Supernova neutrinos: Strong coupling effects of weak interactions

TL;DR

This paper investigates the strong coupling effects of weak interactions on neutrino flavor evolution in supernovae, demonstrating that simplified models remain valid in complex multi-angle simulations.

Contribution

It provides a detailed analysis of collective neutrino oscillations considering full multi-angle effects, confirming the robustness of simplified analytical approaches.

Findings

Main features of collective oscillation regimes are preserved in multi-angle simulations.

Simplified models like the pendulum analogy remain valid in complex scenarios.

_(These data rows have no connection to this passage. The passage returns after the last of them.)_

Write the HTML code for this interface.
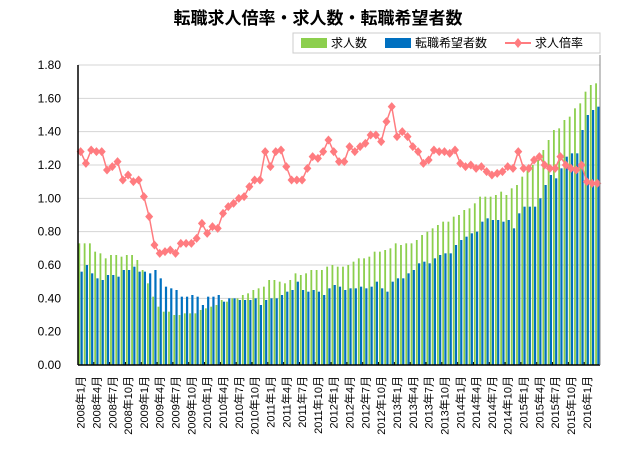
<!DOCTYPE html>
<html><head><meta charset="utf-8"><style>
body{margin:0;background:#fff;font-family:"Liberation Sans","Noto Sans CJK JP",sans-serif;}
</style></head><body>
<svg id="chart" width="635" height="455" xmlns="http://www.w3.org/2000/svg" font-family="Liberation Sans, Noto Sans CJK JP, sans-serif">
<text x="318" y="24" text-anchor="middle" font-size="17" font-weight="bold">転職求人倍率・求人数・転職希望者数</text>
<g>
<rect x="293" y="33" width="307" height="20" fill="#fff" stroke="#ccc"/>
<rect x="301" y="38" width="26" height="10" fill="#8CCF4D"/>
<text x="331" y="47" font-size="12">求人数</text>
<rect x="385" y="38" width="26" height="10" fill="#0070C0"/>
<text x="415" y="47" font-size="12">転職希望者数</text>
<line x1="505" y1="43" x2="531" y2="43" stroke="#FF7C80" stroke-width="2"/>
<path d="M518 38 L522 43 L518 48 L514 43 Z" fill="#FF7C80"/>
<text x="535" y="47" font-size="12">求人倍率</text>
</g>
<g id="grid"></g><g id="bars"></g><g id="line"></g><g id="axes"></g>
</svg>
<script>
const ratio=[1.28,1.21,1.29,1.28,1.28,1.17,1.19,1.22,1.11,1.14,1.10,1.11,1.01,0.89,0.72,0.67,0.68,0.69,0.67,0.73,0.73,0.73,0.76,0.85,0.79,0.83,0.82,0.91,0.95,0.97,1.00,1.01,1.07,
1.11,1.11,1.28,1.19,1.28,1.29,1.19,1.11,1.11,1.11,1.18,1.25,1.24,1.28,1.35,1.28,1.22,1.22,1.31,1.28,1.31,1.33,1.38,1.38,1.34,1.46,1.55,1.37,1.40,1.37,1.31,1.28,
1.21,1.23,1.29,1.28,1.28,1.27,1.29,1.21,1.19,1.20,1.18,1.19,1.16,1.14,1.15,1.16,1.19,1.18,1.28,1.18,1.18,1.23,1.25,1.20,1.18,1.18,1.25,1.20,1.18,1.17,1.20,1.10,1.09,1.09];
const jobs=[0.73,0.73,0.73,0.68,0.67,0.64,0.66,0.66,0.65,0.66,0.66,0.63,0.57,0.49,0.41,0.35,0.32,0.32,0.30,0.30,0.31,0.31,0.31,0.33,0.34,0.35,0.36,0.39,0.38,0.40,0.40,
0.42,0.43,0.45,0.46,0.47,0.51,0.51,0.50,0.49,0.51,0.55,0.54,0.55,0.57,0.57,0.57,0.59,0.60,0.59,0.59,0.60,0.62,0.64,0.64,0.65,0.68,0.68,0.69,0.70,0.73,0.72,0.73,0.73,
0.75,0.78,0.80,0.82,0.84,0.86,0.86,0.89,0.90,0.93,0.94,0.97,1.01,1.01,1.01,1.02,1.04,1.02,1.06,1.08,1.13,1.18,1.20,1.23,1.29,1.35,1.41,1.42,1.47,1.49,1.54,1.57,1.64,1.68,1.69];
const seekers=[0.56,0.60,0.55,0.52,0.51,0.54,0.54,0.53,0.57,0.57,0.59,0.56,0.56,0.55,0.57,0.52,0.47,0.46,0.45,0.41,0.41,0.42,0.41,0.36,0.41,0.41,0.42,0.38,0.40,0.40,0.39,
0.39,0.39,0.40,0.36,0.39,0.40,0.40,0.42,0.44,0.45,0.50,0.45,0.44,0.45,0.44,0.42,0.46,0.48,0.47,0.45,0.46,0.46,0.47,0.46,0.47,0.50,0.46,0.44,0.50,0.52,0.52,0.55,0.57,
0.61,0.62,0.61,0.64,0.66,0.67,0.67,0.72,0.75,0.77,0.79,0.80,0.86,0.88,0.87,0.87,0.86,0.87,0.82,0.91,0.95,0.95,0.95,1.00,1.08,1.14,1.12,1.18,1.25,1.27,1.27,1.41,1.50,1.53,1.55];
const yTicks=[0,0.2,0.4,0.6,0.8,1.0,1.2,1.4,1.6,1.8];
const startYear=2008;
const categories=ratio.map((_,i)=>(startYear+Math.floor(i/12))+'年'+(i%12+1)+'月');

const NS='http://www.w3.org/2000/svg';
const L=78,R=600,T=65,B=365,yMax=1.8;
const band=(R-L)/categories.length;
const x=i=>L+band*(i+0.5);
const y=v=>B-(v/yMax)*(B-T);
function mk(tag,attrs,parent){const e=document.createElementNS(NS,tag);for(const k in attrs)e.setAttribute(k,attrs[k]);document.getElementById(parent).appendChild(e);return e;}

yTicks.forEach(t=>{
  const g=mk('line',{x1:L,x2:R,y1:y(t),y2:y(t),stroke:'#d4d4d4','stroke-width':1},'grid');
  
  
  const tx=mk('text',{x:L-17,y:y(t)+4,'text-anchor':'end','font-size':12},'axes');
  tx.textContent=t.toFixed(2);
  
  
});
categories.forEach((c,i)=>{
  const bx=x(i);
  const g=mk('rect',{x:bx-2.2,y:y(jobs[i]),width:1.8,height:B-y(jobs[i]),fill:'#8CCF4D'},'bars');
  
  
  const b=mk('rect',{x:bx-0.1,y:y(seekers[i]),width:2.2,height:B-y(seekers[i]),fill:'#0070C0'},'bars');
  
  
  if(i%3===0){
    const lb=mk('text',{x:0,y:0,'font-size':11,'text-anchor':'end',transform:'translate('+(bx+4)+',376) rotate(-90)'},'axes');
    lb.textContent=c;
    
    
    const tk=mk('line',{x1:L+band*i,x2:L+band*i,y1:B,y2:B-3,stroke:'#000'},'axes');
    
    
  }
});
const pl=mk('polyline',{points:ratio.map((v,i)=>x(i)+','+y(v)).join(' '),fill:'none',stroke:'#FF7C80','stroke-width':1.5},'line');


ratio.forEach((v,i)=>{
  const cx=x(i),cy=y(v);
  const m=mk('path',{d:`M${cx} ${cy-4.5} L${cx+4} ${cy} L${cx} ${cy+4.5} L${cx-4} ${cy} Z`,fill:'#FF7C80'},'line');
  
  
});
const ax=mk('line',{x1:L,x2:L,y1:T,y2:B,stroke:'#000','stroke-width':1.5},'axes');


const ax2=mk('line',{x1:L,x2:R,y1:B,y2:B,stroke:'#000','stroke-width':1.5},'axes');


const ax3=mk('line',{x1:R,x2:R,y1:T-10,y2:B,stroke:'#888','stroke-width':1},'axes');


</script>
</body></html>
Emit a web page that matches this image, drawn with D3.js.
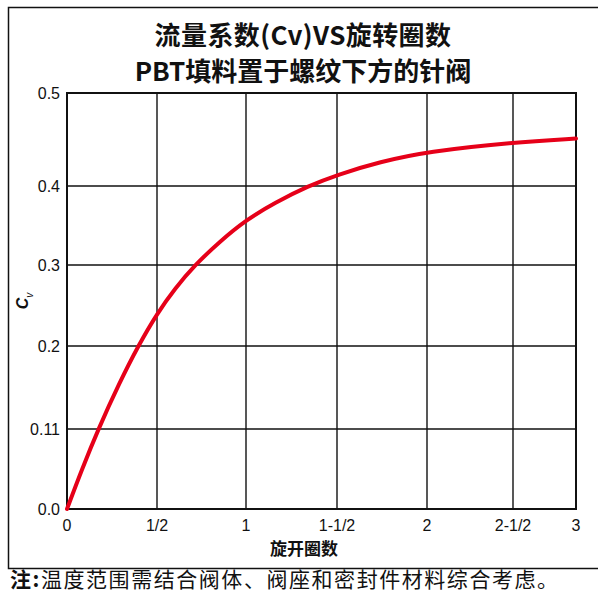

Strong coupling effects significantly influence neutrino flavor evolution in supernovae.

Abstract

In core-collapse supernovae, neutrinos and antineutrinos are initially subject to significant self-interactions induced by weak neutral currents, which may induce strong-coupling effects on the flavor evolution (collective transitions). The interpretation of the effects is simplified when self-induced collective transitions are decoupled from ordinary matter oscillations, as for the matter density profile that we discuss. In this case, approximate analytical tools can be used (pendulum analogy, swap of energy spectra). For inverted neutrino mass hierarchy, the sequence of effects involves: synchronization, bipolar oscillations, and spectral split. Our simulations shows that the main features of these regimes are not altered when passing from simplified (angle-averaged) treatments to full, multi-angle numerical experiments.